I would love to focus more on live experiences in general. There is this series of audiovisual instruments I made; some installations and software designed to create live audio and video performances, but I still don’t feel ready. Scenic panic is something I have to deal with, but I also don’t want to force it. I will also be happy to set them up for someone else to use.

Coming from transhumanist philosophy, the concept of morphological freedom recurs in many of your productions. As the desire to modify the body according to one’s individual will, the belief in morphological freedom transcends the usual notion of natural as innate and uncontaminated. How this concept has affected your life and production?

The way we seek technological advances and how we respond to them as a society is what inspires me to create. This doesn’t refer uniquely to new technologies, but to the whole concept of tools and knowledge that reshape collective consciousness. In the last two decades, the progress in information technologies has provided us with a whole new perspective on ourselves and new values still waiting to be applied. There is more to improve now in the human realm than in the technological realm.

The fluidity of networked relationships had a great role in redefine not just geographical boundaries but even the topographies of the flesh (identities and bodies are much more recognized as a multitude of existing diversities). But the web as a whole shaped by whoever enters in it, has also dark spots — sometimes deeply strange, uncanny or beyond legal. Are there any particular phenomena within internet culture that fascinate or frighten you?

My favorite waves generated on the internet are those whose core is the liberation from physical ties (corporeal and geographical) and the liberation from religious education or taboos.

Sometimes the tendency to believe in a kind of future techno-utopia prevails over the actual complications regarding new technologies. How do you imagine the future relationship between the human, technology and other species? 

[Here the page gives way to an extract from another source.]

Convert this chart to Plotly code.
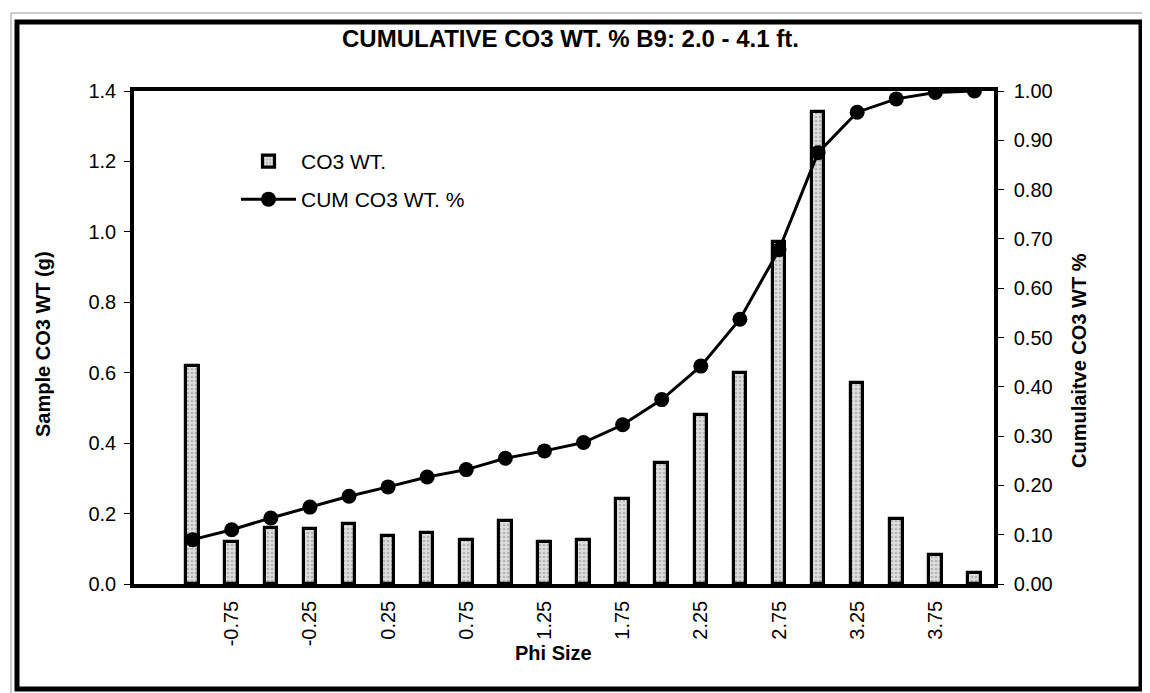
import plotly.graph_objects as go

# ---- data ----
phi = [-1.00, -0.75, -0.50, -0.25, 0.00, 0.25, 0.50, 0.75, 1.00, 1.25, 1.50,
       1.75, 2.00, 2.25, 2.50, 2.75, 3.00, 3.25, 3.50, 3.75, 4.00]
co3_wt = [0.62, 0.118, 0.160, 0.155, 0.171, 0.136, 0.146, 0.126, 0.180, 0.120, 0.124,
          0.240, 0.345, 0.480, 0.600, 0.970, 1.340, 0.570, 0.185, 0.083, 0.030]
cum_co3_pct = [0.090, 0.110, 0.134, 0.156, 0.178, 0.197, 0.217, 0.232, 0.255, 0.270, 0.287,
               0.323, 0.374, 0.442, 0.537, 0.678, 0.875, 0.957, 0.984, 0.997, 1.000]
x_tick_labels = ["-0.75", "-0.25", "0.25", "0.75", "1.25", "1.75", "2.25", "2.75", "3.25", "3.75"]
left_ticks = [0.0, 0.2, 0.4, 0.6, 0.8, 1.0, 1.2, 1.4]
right_ticks = [0.0, 0.1, 0.2, 0.3, 0.4, 0.5, 0.6, 0.7, 0.8, 0.9, 1.0]

# ---- layout geometry (pixels) ----
W, H = 1150, 693
L, R, T, B = 126, 986, 83, 576
FONT = "Liberation Sans, Arial, sans-serif"

def px(x):
    return (x - L) / (R - L)

def py(y):
    return (B - y) / (B - T)

step = phi[1] - phi[0]
x_range = [phi[0] - 1.5 * step, phi[-1] + 0.5 * step]   # one empty slot before first class
boundaries = [x_range[0] + step * k for k in range(len(phi) + 2)]

fig = go.Figure()
fig.add_trace(go.Bar(
    x=phi, y=co3_wt, name="CO3 WT.", width=step * 0.32,
    marker=dict(color="#d2d2d2", line=dict(color="black", width=3.2),
                pattern=dict(shape=".", fgcolor="#8a8a8a", bgcolor="#dedede", size=4, solidity=0.35)),
    legend="legend",
))
fig.add_trace(go.Scatter(
    x=phi, y=cum_co3_pct, name="CUM CO3 WT. %", yaxis="y2", mode="lines+markers",
    line=dict(color="black", width=3),
    marker=dict(color="black", size=15, symbol="circle"),
    legend="legend2",
))

axis_common = dict(showgrid=False, zeroline=False, color="black")
fig.update_layout(
    width=W, height=H,
    margin=dict(l=L, r=W - R, t=T, b=H - B),
    paper_bgcolor="white", plot_bgcolor="white",
    font=dict(family=FONT, size=20, color="black"),
    bargap=0,
    xaxis=dict(range=x_range, tickvals=[float(t) for t in x_tick_labels], ticktext=x_tick_labels,
               tickangle=-90, ticks="", showline=True, linecolor="black", linewidth=3.5, mirror=True,
               ticklabelstandoff=5, tickfont=dict(size=20), **axis_common),
    xaxis3=dict(range=x_range, overlaying="x", anchor="y", side="bottom", tickvals=boundaries,
                ticks="outside", ticklen=6, tickwidth=1, tickcolor="black", showticklabels=False,
                showline=False, **axis_common),
    xaxis4=dict(range=x_range, overlaying="x", anchor="y", side="bottom", tickvals=boundaries,
                ticks="inside", ticklen=5, tickwidth=1, tickcolor="black", showticklabels=False,
                showline=False, **axis_common),
    yaxis=dict(range=[0, 1.4], tickvals=left_ticks, tickformat=".1f", ticks="outside", ticklen=6,
               tickwidth=1, tickcolor="black", showline=True, linecolor="black", linewidth=3.5,
               ticklabelstandoff=4, tickfont=dict(size=20), **axis_common),
    yaxis3=dict(range=[0, 1.4], overlaying="y", anchor="x", side="left", tickvals=left_ticks,
                ticks="inside", ticklen=5, tickwidth=1, tickcolor="black", showticklabels=False,
                showline=False, **axis_common),
    yaxis2=dict(range=[0, 1.0], overlaying="y", anchor="x", side="right", tickvals=right_ticks,
                tickformat=".2f", ticks="outside", ticklen=6, tickwidth=1, tickcolor="black",
                showline=True, linecolor="black", linewidth=3.5, ticklabelstandoff=6,
                tickfont=dict(size=20), **axis_common),
    yaxis4=dict(range=[0, 1.0], overlaying="y", anchor="x", side="right", tickvals=right_ticks,
                ticks="inside", ticklen=5, tickwidth=1, tickcolor="black", showticklabels=False,
                showline=False, **axis_common),
    legend=dict(x=px(228), y=py(133), xanchor="left", yanchor="top", bgcolor="rgba(0,0,0,0)",
                borderwidth=0, font=dict(size=21), itemwidth=55),
    legend2=dict(x=px(228), y=py(171), xanchor="left", yanchor="top", bgcolor="rgba(0,0,0,0)",
                 borderwidth=0, font=dict(size=21), itemwidth=55),
    showlegend=True,
)

# title and axis titles
fig.add_annotation(text="<b>CUMULATIVE CO3 WT. % B9: 2.0 - 4.1 ft.</b>", x=px(562), y=py(31),
                   xref="paper", yref="paper", showarrow=False, font=dict(size=24),
                   xanchor="center", yanchor="middle")
fig.add_annotation(text="<b>Sample CO3 WT (g)</b>", x=px(35), y=py(336), xref="paper", yref="paper",
                   showarrow=False, textangle=-90, font=dict(size=20), xanchor="center", yanchor="middle")
fig.add_annotation(text="<b>Cumulaitve CO3 WT %</b>", x=px(1071), y=py(353), xref="paper", yref="paper",
                   showarrow=False, textangle=-90, font=dict(size=20), xanchor="center", yanchor="middle")
fig.add_annotation(text="<b>Phi Size</b>", x=px(545), y=py(645), xref="paper", yref="paper",
                   showarrow=False, font=dict(size=20), xanchor="center", yanchor="middle")

# outer frame (chart border) and faint page edge
fig.add_shape(type="rect", xref="paper", yref="paper", x0=px(9), x1=px(1133), y0=py(681), y1=py(14),
              line=dict(color="black", width=5), layer="above")
fig.add_shape(type="rect", xref="paper", yref="paper", x0=px(3), x1=px(1142), y0=py(689), y1=py(5),
              line=dict(color="#9a9a9a", width=1), layer="above")

fig.write_html("out.html")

The present scenario doesn’t inspire utopian stories. Environmental generational amnesia is a fact. We adapt to more and more polluted environments with each generation. We seem far from this idea of technology integrated into the nature of which we are apart, and the current concept of "technological nature" isn’t fun at all. The excessive consumption that derives from the main site of the progress of technology is unsustainable. It's not nature we have to worry about. She will stay.

I know you’re working on new projects including full art direction for a musician and even thinking about launching some NFTs… what can you reveal about these latest works? And as you’re approaching for the really first time to a new market dynamic, what expectations and thoughts you have on NFTs?

Yes, I needed a short break from the contemporary art ground. Otherwise, it can easily become a routine. In the last few months, I resumed my work as creative director with pablopablo, a young producer who is about to launch his first album. I love projects where you have to create a whole universe from scratch because they involve so many disciplines. This case was a total crossover from video direction to costume design or installation. We have a lot of fun working together. Regarding NFTs, I’m taking it slow and without expectations. I’m still testing the ground and figuring out if there is some way I can contribute positively to the community. Whatever I do, it will be something linked to my next show.